India
should wake To the hour of God
By
Francois
Gautier
http://www.timesofindia.com/today/07edit5.htm
THERE
is sadness today in India, after the terrible earthquake, which took so many
lives. It is said that when so many people die a violent, sudden death at
the same time, their sufferings and cries create sorrow in the atmosphere, which
is so palpable that you can feel it thousands of kilometers away. But it is more
than that: It was the 26th January, India's Republic day. India had reason to
celebrate, as after
so many centuries of degradation, it may be on the verge of a Renaissance,
spiritual and physical, of a gradual flowering back of some of the greatness of
ancient Bharat, of maturing again into a great civilisation which once more will
radiate towards Asia and the world.
Naipaul
called India a wounded civilization, and rightly so. India, the mother of all
civilizations, has been wounded so many times already: nobody will ever
understand the unspeakable barbarism that foreign invasions did to India; how
many times India had been on the edge, on the verge of losing her soul, whether
at the hands of colonialism, by the betrayal of her own people, or the stifling
influence of modernity. India was caught unawares on this 26th January. Accidents
sometimes happen, in the face of which even God may be helpless, as Sri
Aurobindo says in Savitri: "An idiot hour destroys what centuries
made". Was this earthquake such an an idiot accident, wounding India in her
heart at a moment when she was riding high?
As Sri Aurobindo says again, "There are moments in the Hour of
God, when the Spirit moves among men and the breath of the Lord is abroad upon
the waters of our being; there are others when it retires and men are left to
act in the weakness of their own egoism." The first are periods when even a
little effort produces great results and changes destiny.
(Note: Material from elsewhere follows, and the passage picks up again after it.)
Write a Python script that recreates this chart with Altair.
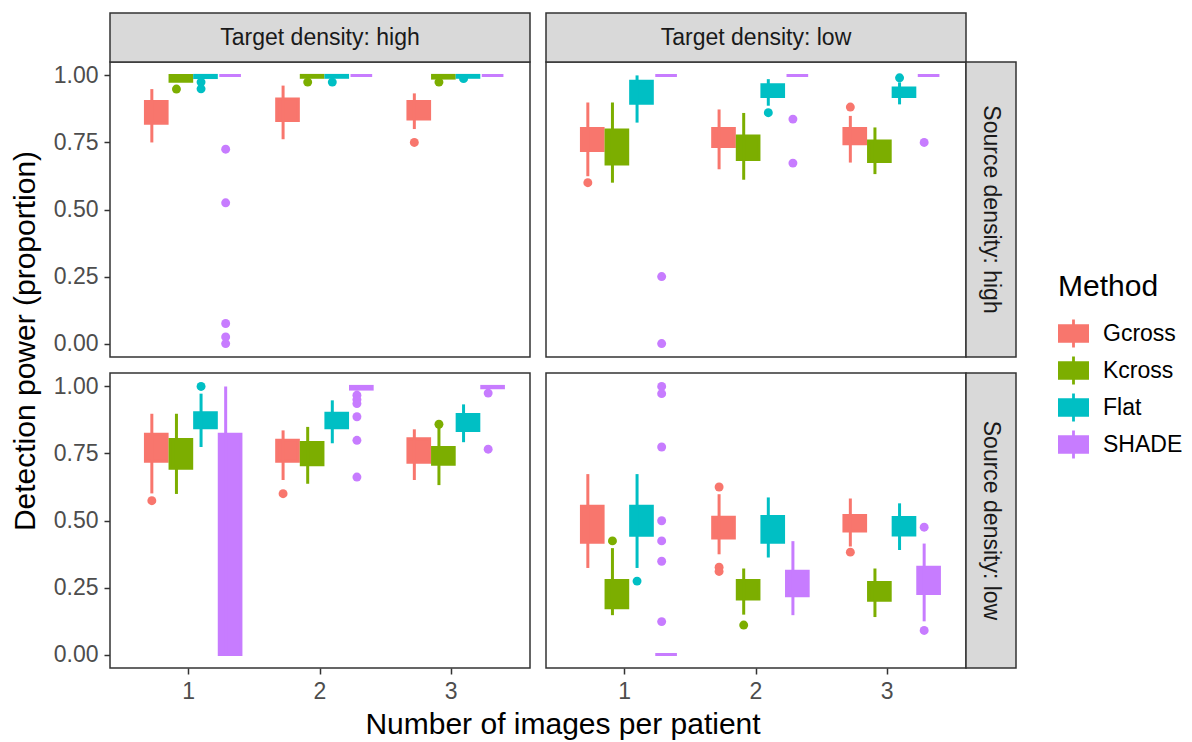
import altair as alt
import pandas as pd

methods = ["Gcross", "Kcross", "Flat", "SHADE"]
colors = ["#F8766D", "#7CAE00", "#00BFC4", "#C77CFF"]
images = ["1", "2", "3"]

# box stats per panel: order images 1..3, methods Gcross, Kcross, Flat, SHADE
# each entry: (lower whisker, q1, q3, upper whisker)
box_src_high_tgt_high = [
    (0.750, 0.822, 0.903, 0.949), (0.978, 0.978, 1.000, 1.000), (0.985, 0.992, 1.000, 1.000), (1.000, 1.000, 1.000, 1.000),
    (0.762, 0.832, 0.912, 0.962), (0.990, 0.993, 1.000, 1.000), (0.990, 0.993, 1.000, 1.000), (1.000, 1.000, 1.000, 1.000),
    (0.800, 0.837, 0.903, 0.933), (0.990, 0.990, 1.000, 1.000), (0.993, 0.993, 1.000, 1.000), (1.000, 1.000, 1.000, 1.000),
]
box_src_high_tgt_low = [
    (0.624, 0.720, 0.802, 0.899), (0.600, 0.670, 0.796, 0.899), (0.824, 0.896, 0.978, 1.000), (1.000, 1.000, 1.000, 1.000),
    (0.650, 0.735, 0.802, 0.873), (0.611, 0.686, 0.774, 0.860), (0.887, 0.921, 0.965, 0.986), (1.000, 1.000, 1.000, 1.000),
    (0.675, 0.745, 0.802, 0.849), (0.632, 0.679, 0.755, 0.806), (0.892, 0.921, 0.953, 0.974), (1.000, 1.000, 1.000, 1.000),
]
box_src_low_tgt_high = [
    (0.601, 0.721, 0.822, 0.898), (0.599, 0.695, 0.802, 0.898), (0.774, 0.846, 0.902, 0.973), (0.000, 0.000, 0.822, 1.000),
    (0.651, 0.721, 0.799, 0.836), (0.637, 0.708, 0.791, 0.849), (0.788, 0.846, 0.900, 0.948), (0.985, 0.990, 1.000, 1.000),
    (0.651, 0.717, 0.805, 0.840), (0.632, 0.710, 0.772, 0.849), (0.792, 0.836, 0.895, 0.933), (0.995, 0.995, 1.000, 1.000),
]
box_src_low_tgt_low = [
    (0.323, 0.419, 0.553, 0.673), (0.147, 0.175, 0.276, 0.397), (0.323, 0.445, 0.553, 0.673), (0.000, 0.000, 0.000, 0.000),
    (0.374, 0.435, 0.512, 0.598), (0.149, 0.207, 0.276, 0.321), (0.362, 0.419, 0.515, 0.586), (0.147, 0.219, 0.311, 0.423),
    (0.403, 0.461, 0.519, 0.582), (0.140, 0.203, 0.269, 0.321), (0.390, 0.446, 0.511, 0.564), (0.124, 0.228, 0.326, 0.414),
]

# outliers per panel: (images, method, value)
out_src_high_tgt_high = [
    ("1", "Kcross", 0.949), ("1", "Flat", 0.975), ("1", "Flat", 0.950),
    ("1", "SHADE", 0.725), ("1", "SHADE", 0.525), ("1", "SHADE", 0.075), ("1", "SHADE", 0.025), ("1", "SHADE", 0.000),
    ("2", "Kcross", 0.975), ("2", "Flat", 0.975),
    ("3", "Gcross", 0.750), ("3", "Kcross", 0.975), ("3", "Flat", 0.988),
]
out_src_high_tgt_low = [
    ("1", "Gcross", 0.600), ("1", "SHADE", 0.250), ("1", "SHADE", 0.000),
    ("2", "Flat", 0.861), ("2", "SHADE", 0.837), ("2", "SHADE", 0.673),
    ("3", "Gcross", 0.882), ("3", "Flat", 0.991), ("3", "SHADE", 0.750),
]
out_src_low_tgt_high = [
    ("1", "Gcross", 0.574), ("1", "Flat", 1.000),
    ("2", "Gcross", 0.600), ("2", "SHADE", 0.967), ("2", "SHADE", 0.951), ("2", "SHADE", 0.936),
    ("2", "SHADE", 0.887), ("2", "SHADE", 0.799), ("2", "SHADE", 0.662),
    ("3", "Kcross", 0.859), ("3", "SHADE", 0.975), ("3", "SHADE", 0.766),
]
out_src_low_tgt_low = [
    ("1", "Kcross", 0.424), ("1", "Flat", 0.274),
    ("1", "SHADE", 1.000), ("1", "SHADE", 0.973), ("1", "SHADE", 0.774), ("1", "SHADE", 0.499),
    ("1", "SHADE", 0.424), ("1", "SHADE", 0.348), ("1", "SHADE", 0.123),
    ("2", "Gcross", 0.625), ("2", "Gcross", 0.326), ("2", "Gcross", 0.310), ("2", "Kcross", 0.110),
    ("3", "Gcross", 0.382), ("3", "SHADE", 0.475), ("3", "SHADE", 0.090),
]

panels = [
    ("high", "high", box_src_high_tgt_high, out_src_high_tgt_high),
    ("high", "low", box_src_high_tgt_low, out_src_high_tgt_low),
    ("low", "high", box_src_low_tgt_high, out_src_low_tgt_high),
    ("low", "low", box_src_low_tgt_low, out_src_low_tgt_low),
]

rows = []
for src, tgt, boxes, outs in panels:
    k = 0
    for img in images:
        for m in methods:
            lo, q1, q3, hi = boxes[k]
            k += 1
            rows.append(dict(kind="box", source=src, target=tgt, images=img, method=m,
                             lo=lo, q1=q1, q3=q3, hi=hi))
    for img, m, v in outs:
        rows.append(dict(kind="out", source=src, target=tgt, images=img, method=m, value=v))
# strip labels
for tgt in ["high", "low"]:
    rows.append(dict(kind="colstrip", source="high", target=tgt, label=f"Target density: {tgt}"))
for src in ["high", "low"]:
    rows.append(dict(kind="rowstrip", source=src, target="low", label=f"Source density: {src}"))

df = pd.DataFrame(rows)

W, H = 420, 295
STRIP_H, STRIP_W = 49, 50
FONT = "Liberation Sans"

xenc = alt.X("images:N", scale=alt.Scale(domain=images, paddingInner=0.25, paddingOuter=0.225),
             axis=alt.Axis(title=None, labelAngle=0))
xoff = alt.XOffset("method:N", sort=methods, scale=alt.Scale(domain=methods, paddingInner=0, paddingOuter=0))
yscale = alt.Scale(domain=[-0.05, 1.05], nice=False, zero=False)
yaxis = alt.Axis(title=None, values=[0, 0.25, 0.5, 0.75, 1.0], format=".2f")
cscale = alt.Scale(domain=methods, range=colors)
legend = alt.Legend(
    title="Method", orient="none", legendX=948, legendY=210,
    symbolType="M-1,-0.6H1V0.6H-1Z M-0.09,-0.9H0.09V-0.6H-0.09Z M-0.09,0.6H0.09V0.9H-0.09Z",
    symbolSize=961, symbolStrokeWidth=0, symbolOpacity=1,
    titleFontSize=30, labelFontSize=23, titleFont=FONT, labelFont=FONT,
    titleFontWeight="normal", titleColor="black", labelColor="black",
    rowPadding=7, titlePadding=16, labelOffset=14,
)
color = alt.Color("method:N", scale=cscale, legend=legend, sort=methods)

base = alt.Chart()

boxes_layer = base.mark_bar(width={"band": 0.88}, strokeWidth=3, opacity=1).encode(
    x=xenc, xOffset=xoff,
    y=alt.Y("q1:Q", scale=yscale, axis=yaxis), y2="q3:Q",
    color=color,
    stroke=alt.Stroke("method:N", scale=cscale, legend=None),
).transform_filter(alt.datum.kind == "box")

whisk_layer = base.mark_rule(strokeWidth=3).encode(
    x=xenc, xOffset=xoff,
    y=alt.Y("lo:Q", scale=yscale, axis=yaxis), y2="hi:Q",
    color=color,
).transform_filter(alt.datum.kind == "box")

out_layer = base.mark_circle(size=80, opacity=1).encode(
    x=xenc, xOffset=xoff,
    y=alt.Y("value:Q", scale=yscale, axis=yaxis),
    color=color,
).transform_filter(alt.datum.kind == "out")

col_strip = base.mark_rect(fill="#D9D9D9", stroke="#333333", strokeWidth=1.5, clip=False).encode(
    x=alt.value(0), x2=alt.value(W), y=alt.value(-STRIP_H), y2=alt.value(0),
).transform_filter(alt.datum.kind == "colstrip")
col_text = base.mark_text(fontSize=23, font=FONT, color="#1A1A1A", clip=False).encode(
    x=alt.value(W / 2), y=alt.value(-STRIP_H / 2), text="label:N",
).transform_filter(alt.datum.kind == "colstrip")

row_strip = base.mark_rect(fill="#D9D9D9", stroke="#333333", strokeWidth=1.5, clip=False).encode(
    x=alt.value(W), x2=alt.value(W + STRIP_W), y=alt.value(0), y2=alt.value(H),
).transform_filter(alt.datum.kind == "rowstrip")
row_text = base.mark_text(fontSize=23, font=FONT, color="#1A1A1A", angle=90, clip=False).encode(
    x=alt.value(W + STRIP_W / 2), y=alt.value(H / 2), text="label:N",
).transform_filter(alt.datum.kind == "rowstrip")

layered = alt.layer(boxes_layer, whisk_layer, out_layer, col_strip, col_text, row_strip, row_text,
                    data=df).properties(width=W, height=H)

chart = layered.facet(
    row=alt.Row("source:N", sort=["high", "low"],
                header=alt.Header(labels=False, title="Detection power (proportion)",
                                  titleFontSize=30, titleFont=FONT, titleFontWeight="normal",
                                  titleColor="black", titlePadding=2)),
    column=alt.Column("target:N", sort=["high", "low"],
                      header=alt.Header(labels=False, title="Number of images per patient",
                                        titleOrient="bottom",
                                        titleFontSize=30, titleFont=FONT, titleFontWeight="normal",
                                        titleColor="black", titlePadding=-3)),
    spacing={"row": 16, "column": 16},
    bounds="flush",
).configure(
    background="white", padding={"left": 2, "top": 3, "right": 0, "bottom": 0}
).configure_view(
    stroke="#333333", strokeWidth=1.5, fill="white"
).configure_axis(
    domain=False, grid=False, tickColor="#333333", tickWidth=1.5, tickSize=6,
    labelFontSize=23, labelFont=FONT, labelColor="#4D4D4D", labelPadding=6,
)

chart.save("out.html", embed_options={"renderer": "svg", "actions": False})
Has India come at such
a crossroads of her civilisation ? It does indeed look as if everything has been
given to her so that she not only survives but also makes the progress necessary
to again become a great nation, socially and economically, redeem within herself
her ancient spirituality and gift it to the West which today finds itself
rootless and lost in a soulless modernity. But to do so, India needs leaders who
will have the vision and the courage to take bold decisions; it needs also the
assent and the collaboration of all its citizens. Can she do it?
She should, as God has given Her a helping hand: a new leadership
perhaps more in tune with her ancient spirituality and imbued with a vision of
what India can be; a new millennium, where everything is possible; good
conditions with a growing economy and competent people, who are today the best
software programmers in the world, a must in the coming Information Age. And
overall, it is very rare in the history of humanity that so many sages and
avatars be born at the same time, as they have been born in India in the last
two hundred years : from Vivekananda to Sri Aurobindo, from Ananda Mai to
Ammachi, from Sai Baba to Sri Sri Ravi Shankar.
However, the real question today is: Will India be faithful to her
dharma? Will India heed the call? Listen again to Sri Aurobindo : "Unhappy
is the man, or the nation which, when the divine moment arrives, is found
sleeping or unprepared to use it. But thrice woe to them who are strong and
ready, yet waste the force or misuse the moment; for them is irreparable loss,
or a great destruction". India and Indians have the great opportunity now
to collaborate with the Future and with the Force that beckons them. It is
possible that India may not fully rise to the occasion, that its leaders are
scared to take bold decisions, that its people are not united enough, that India
is letting the Ganges be polluted beyond salvation, its forests shrink, and
might be losing its soul to globalisation.
This earthquake then is more than a black karma: it is a warning
that the time has come for
India to put its act together. And the sadness can act as a lever for a more powerful realisation.
Today, not only the whole of India is grieving for Gujarat, but maybe for the
first time since the British left, a feeling of fellowship, which cuts across
religions, has awakened amongst Indians here and abroad.